Mr Turnbull has argued that a good deal of inflation “oil prices, food prices” comes from outside Australia and is not amenable to control by interest rates. Much of the rest comes from housing costs which he says are made worse by interest rate hikes.

Dr Henry said there was “no reason to think” that the Bank could not restrain the effects of higher world food and energy prices through the use of interest rates.

Properly understood, those outside factors were “demand shocks” whose effects could be contained by interest rates, not supply shocks beyond the bank's control.

Dr Henry's remarks are significant because in addition to being Secretary he is one of the nine members of the Reserve Bank board. It is unclear whether he represents the Treasurer on the board or is able to vote as he sees fit.

The board minutes do not identify the names of the members who speak at its meetings and so do not make clear whether Dr Henry was one those arguing for a further interest rate hike in May.

Dr Henry described the role of budgetary policy was less important than monetary policy in controlling inflation although it could have a role to play.

He said that the government's Budget had allowed “the so‐called automatic stabilisers to work”, which is taken to mean that the Budget was broadly neutral in its impact on inflation, neither pushing it further up nor doing much to bring it down.

He also took a swipe at the Coalition for its “Soviet style” stance opposition to market pricing for water, and for its obstruction to full road user charges for trucks.

The day after the Budget the Opposition used its Senate majority to block a regulation that would have increased the road user charge incorporated in the diesel excise.


“This should have been front page news. But it wasn’t. In fact, I have been able to find only one reference to it in the nation’s print media: a tiny side‐bar piece,” he said.

“The road user charge for heavy vehicles is not the most important structural policy matter likely to confront the nation's parliaments this year. But it would be one of the easiest.”

“If this terms-of-trade boom is going to have a happy ending, we are going to have to do better than this – a lot better.”

1 comments:

Fred Argy said...

Peter, thanks for your forthright front page story on Ken Henry’s speech. The headline paragraph (not I suspect your fault) is a little misleading: Henry is not necessarily arguing for further increases in interest rates so much as defending the logic of raising rates at a time when much of the inflation is imported.

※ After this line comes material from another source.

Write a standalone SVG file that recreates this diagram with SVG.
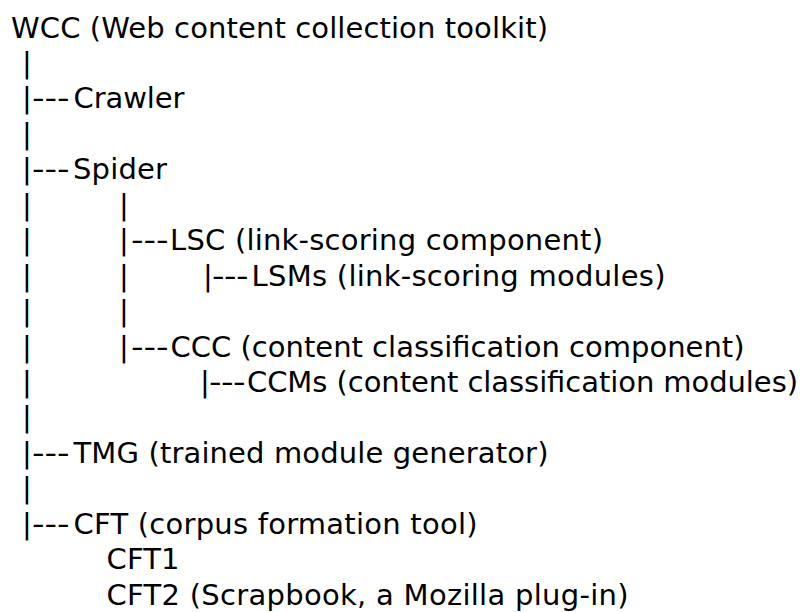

He is not denying that higher prices of fuel and food are feeding indirectly – as well as directly – into domestic consumer prices (including the “underlying” rate of inflation) but the main point he wants to make is on page 8 viz. “It is the case that commodity prices are increasing, that price increases may be feeding into domestic consumer prices (though the evidence for that is weak) and there is nothing the RBA can do to affect global demand and supply. But these observations do not constitute a case for discarding our inflation targeting regime”.

In particular Henry is saying three things:
- that monetary policy is “helping to dampen” the imported inflation mainly through its secondary impact on exchange rates, price expectations and wage demands;

- “what remains reflects a positive demand shock” stemming from the terms of trade boom; and

- “there is no reason to think it is the sort of shock that cannot be accommodated by the sensible implementation of our inflation targeting framework”.

One could argue about the extent of “dampening” that is occurring at present as a result of the high dollar and the relative importance of demand and supply shocks that remain.

But I have no problem with the third proposition at all: we don’t need to abandon the current inflation targeting regime (on average over the business cycle). Clearly Henry is targeting those critics who want to see a change in the 2 to 3% target range. I myself have argued that the present regime gives the RBA plenty of flexibility in dealing with various forms of inflation and all that is needed is a cool head and patience in responding to the hiccup in inflation (much of it supply-side driven). See for example my recent Club Troppo piece on “who should we blame if unemployment rises?" http://www.onlineopinion.com.au/view.asp?article=7372

I remain skeptical of the need for further interest rate rises. For heaven’s sake let’s wait and see until later in the year – given the uncertain economic environment and the long impact lags associated with monetary policy.